Entries with chart source code:

● ● ● ● ●

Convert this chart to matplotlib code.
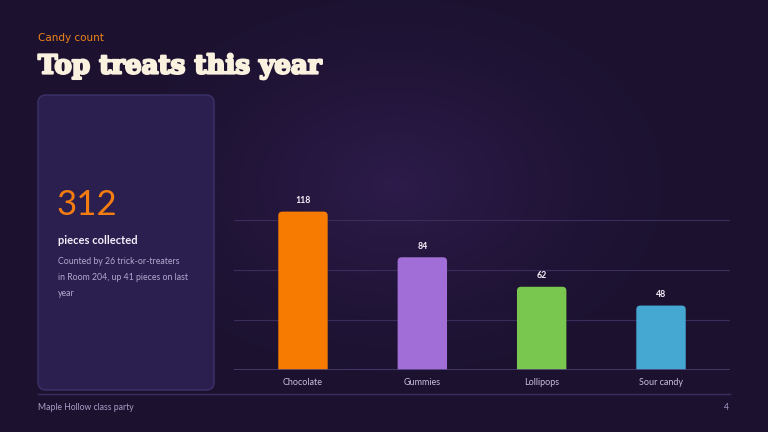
import numpy as np
import matplotlib
matplotlib.use('Agg')
import matplotlib.pyplot as plt
import matplotlib.patheffects as pe
from matplotlib.patches import FancyBboxPatch

# data
categories = ['Chocolate', 'Gummies', 'Lollipops', 'Sour candy']
counts = [118, 84, 62, 48]
bar_colors = ['#f77b00', '#a16dd6', '#7ac74f', '#45a8d3']
total = 312

W, H = 768, 432
fig = plt.figure(figsize=(W / 100, H / 100), dpi=100)

# background with soft purple glow
bg = fig.add_axes([0, 0, 1, 1])
yy, xx = np.mgrid[0:H, 0:W]
d = np.sqrt(((xx - 395) / 300.0) ** 2 + ((yy - 185) / 210.0) ** 2)
glow = np.clip(1 - d, 0, 1) ** 1.5
base = np.array([0x1c, 0x12, 0x30]) / 255
hi = np.array([0x2d, 0x1b, 0x4b]) / 255
img = base[None, None, :] + glow[:, :, None] * (hi - base)[None, None, :]
bg.imshow(img, extent=[0, W, H, 0], aspect='auto')
bg.set_xlim(0, W)
bg.set_ylim(H, 0)
bg.axis('off')

# headings
bg.text(38, 38, 'Candy count', color='#f0821a', fontsize=7.5,
        family='DejaVu Sans', va='center', ha='left')
title = bg.text(38, 66, 'Top treats this year', color='#fbf1df', fontsize=18.8,
                family='DejaVu Serif', weight='bold', va='center', ha='left')
title.set_path_effects([pe.withStroke(linewidth=1.6, foreground='#fbf1df')])

# summary card
card = FancyBboxPatch((38, 95), 176, 295, boxstyle='round,pad=0,rounding_size=8',
                      facecolor='#2a1f4f', edgecolor='#3e3369', linewidth=1)
bg.add_patch(card)
bg.text(57, 205, str(total), color='#f57c0f', fontsize=25, family='Lato',
        va='center', ha='left')
bg.text(58, 241, 'pieces collected', color='#f4effa', fontsize=8, weight='bold',
        family='Lato', va='center', ha='left')
desc = ['Counted by 26 trick-or-treaters', 'in Room 204, up 41 pieces on last', 'year']
for i, line in enumerate(desc):
    bg.text(58, 262 + i * 16, line, color='#b3a8cf', fontsize=6.3,
            family='Lato', va='center', ha='left')

# footer
bg.plot([38, 730], [394, 394], color='#3a2e5e', lw=1)
bg.text(38, 408, 'Maple Hollow class party', color='#a89ec4', fontsize=6.2,
        family='Lato', va='center', ha='left')
bg.text(729, 408, '4', color='#a89ec4', fontsize=6.2, family='Lato',
        va='center', ha='right')

# bar chart
ax = fig.add_axes([234 / W, 1 - 370 / H, (730 - 234) / W, 200 / H])
ax.patch.set_alpha(0)
ymax = 149
x = np.arange(len(categories))
for frac in (0.25, 0.5, 0.75):
    ax.axhline(ymax * frac, color='#3a2d5c', lw=0.8, zorder=0)
bars = ax.bar(x, counts, width=0.414, color=bar_colors, zorder=2)
# swap each bar for a box with rounded top corners (bottom corners clipped at 0)
px_per_x = (730 - 234) / 4.156
px_per_y = 200 / ymax
r = 4
for b, c in zip(bars, bar_colors):
    b.set_visible(False)
    bx, bw, bh = b.get_x(), b.get_width(), b.get_height()
    pad = 2 * r / px_per_y
    box = FancyBboxPatch((bx, -pad), bw, bh + pad,
                         boxstyle=f'round,pad=0,rounding_size={r / px_per_x}',
                         mutation_aspect=px_per_x / px_per_y,
                         facecolor=c, edgecolor='none', zorder=2)
    ax.add_patch(box)
ax.axhline(0, color='#4a3d72', lw=1.2, zorder=3)
for xi, v in zip(x, counts):
    ax.annotate(str(v), (xi, v), xytext=(0, 11), textcoords='offset pixels',
                ha='center', va='center', color='#f6f1fb', fontsize=6.3,
                weight='bold', family='Lato')
ax.set_xlim(-0.578, 3.578)
ax.set_ylim(0, ymax)
ax.set_xticks(x)
ax.set_xticklabels(categories, color='#c6bedb', fontsize=6.5, family='Lato')
ax.tick_params(axis='x', length=0, pad=6)
ax.set_yticks([])
for s in ax.spines.values():
    s.set_visible(False)

fig.savefig('out.png', dpi=100, facecolor='#1c1230')
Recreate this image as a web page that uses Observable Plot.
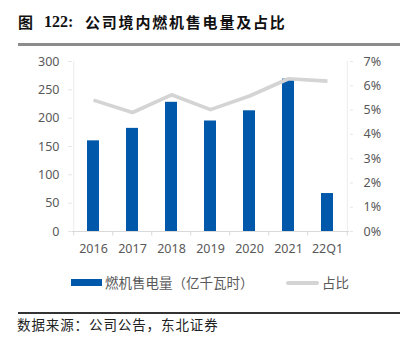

● ● ● ● ●

* **Task brief**
Drop the images and repeat the data exactly.

* **Correct output**
Convert this chart to matplotlib code.
import numpy as np
import matplotlib
matplotlib.use('Agg')
import matplotlib.pyplot as plt
import matplotlib.patheffects as pe
from matplotlib.patches import FancyBboxPatch

# data
categories = ['Chocolate', 'Gummies', 'Lollipops', 'Sour candy']
counts = [118, 84, 62, 48]
bar_colors = ['#f77b00', '#a16dd6', '#7ac74f', '#45a8d3']
total = 312

W, H = 768, 432
fig = plt.figure(figsize=(W / 100, H / 100), dpi=100)

# background with soft purple glow
bg = fig.add_axes([0, 0, 1, 1])
yy, xx = np.mgrid[0:H, 0:W]
d = np.sqrt(((xx - 395) / 300.0) ** 2 + ((yy - 185) / 210.0) ** 2)
glow = np.clip(1 - d, 0, 1) ** 1.5
base = np.array([0x1c, 0x12, 0x30]) / 255
hi = np.array([0x2d, 0x1b, 0x4b]) / 255
img = base[None, None, :] + glow[:, :, None] * (hi - base)[None, None, :]
bg.imshow(img, extent=[0, W, H, 0], aspect='auto')
bg.set_xlim(0, W)
bg.set_ylim(H, 0)
bg.axis('off')

# headings
bg.text(38, 38, 'Candy count', color='#f0821a', fontsize=7.5,
        family='DejaVu Sans', va='center', ha='left')
title = bg.text(38, 66, 'Top treats this year', color='#fbf1df', fontsize=18.8,
                family='DejaVu Serif', weight='bold', va='center', ha='left')
title.set_path_effects([pe.withStroke(linewidth=1.6, foreground='#fbf1df')])

# summary card
card = FancyBboxPatch((38, 95), 176, 295, boxstyle='round,pad=0,rounding_size=8',
                      facecolor='#2a1f4f', edgecolor='#3e3369', linewidth=1)
bg.add_patch(card)
bg.text(57, 205, str(total), color='#f57c0f', fontsize=25, family='Lato',
        va='center', ha='left')
bg.text(58, 241, 'pieces collected', color='#f4effa', fontsize=8, weight='bold',
        family='Lato', va='center', ha='left')
desc = ['Counted by 26 trick-or-treaters', 'in Room 204, up 41 pieces on last', 'year']
for i, line in enumerate(desc):
    bg.text(58, 262 + i * 16, line, color='#b3a8cf', fontsize=6.3,
            family='Lato', va='center', ha='left')

# footer
bg.plot([38, 730], [394, 394], color='#3a2e5e', lw=1)
bg.text(38, 408, 'Maple Hollow class party', color='#a89ec4', fontsize=6.2,
        family='Lato', va='center', ha='left')
bg.text(729, 408, '4', color='#a89ec4', fontsize=6.2, family='Lato',
        va='center', ha='right')

# bar chart
ax = fig.add_axes([234 / W, 1 - 370 / H, (730 - 234) / W, 200 / H])
ax.patch.set_alpha(0)
ymax = 149
x = np.arange(len(categories))
for frac in (0.25, 0.5, 0.75):
    ax.axhline(ymax * frac, color='#3a2d5c', lw=0.8, zorder=0)
bars = ax.bar(x, counts, width=0.414, color=bar_colors, zorder=2)
# swap each bar for a box with rounded top corners (bottom corners clipped at 0)
px_per_x = (730 - 234) / 4.156
px_per_y = 200 / ymax
r = 4
for b, c in zip(bars, bar_colors):
    b.set_visible(False)
    bx, bw, bh = b.get_x(), b.get_width(), b.get_height()
    pad = 2 * r / px_per_y
    box = FancyBboxPatch((bx, -pad), bw, bh + pad,
                         boxstyle=f'round,pad=0,rounding_size={r / px_per_x}',
                         mutation_aspect=px_per_x / px_per_y,
                         facecolor=c, edgecolor='none', zorder=2)
    ax.add_patch(box)
ax.axhline(0, color='#4a3d72', lw=1.2, zorder=3)
for xi, v in zip(x, counts):
    ax.annotate(str(v), (xi, v), xytext=(0, 11), textcoords='offset pixels',
                ha='center', va='center', color='#f6f1fb', fontsize=6.3,
                weight='bold', family='Lato')
ax.set_xlim(-0.578, 3.578)
ax.set_ylim(0, ymax)
ax.set_xticks(x)
ax.set_xticklabels(categories, color='#c6bedb', fontsize=6.5, family='Lato')
ax.tick_params(axis='x', length=0, pad=6)
ax.set_yticks([])
for s in ax.spines.values():
    s.set_visible(False)

fig.savefig('out.png', dpi=100, facecolor='#1c1230')
Recreate this image as a web page that uses Observable Plot.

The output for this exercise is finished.